Measuring success beyond raw accuracy
Accuracy metrics are necessary but not sufficient. For most businesses, success looks like lower manual labor, faster turnaround, fewer downstream corrections, and higher customer satisfaction.
Design KPIs tied to these outcomes. Examples include the percent of documents processed end-to-end without human intervention, time to first usable extract, and error rates for critical fields such as total amounts, dates, and identifiers.
Measuring these operational KPIs makes it clear how much of the “300% improvement” is converting into real-world benefits.
Final thoughts on the practical power of neural OCR
Neural networks did not magically fix every OCR problem overnight, but they gave us tools that learn from messy reality rather than breaking under it. The ability to train end-to-end, leverage large datasets, and apply attention-based reasoning has turned many previously unsolvable document types into reliably readable sources.

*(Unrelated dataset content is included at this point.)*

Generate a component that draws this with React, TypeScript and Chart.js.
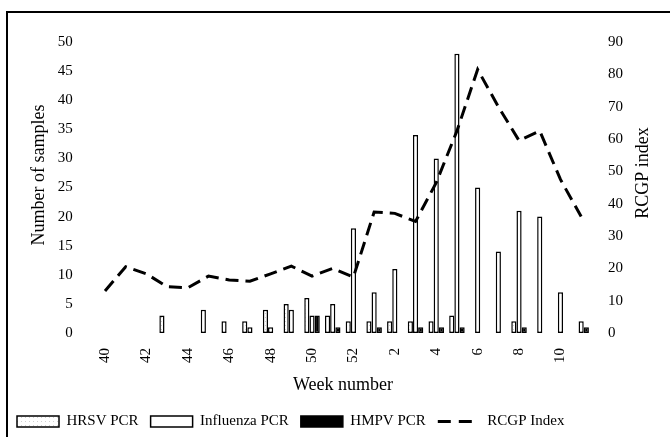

When people say “How neural networks improve OCR accuracy by 300%” they are often abbreviating a fuller story: error rates drop, manual review falls, and systems become robust to variations that once required constant human intervention. Delivered correctly, those gains are transformative for document-centric workflows.
If you are facing a brittle OCR system, start small, measure what matters, and use synthetic data and fine-tuning to grow confidence. The right neural architecture paired with good data and monitoring will change how you extract value from paper and pixels.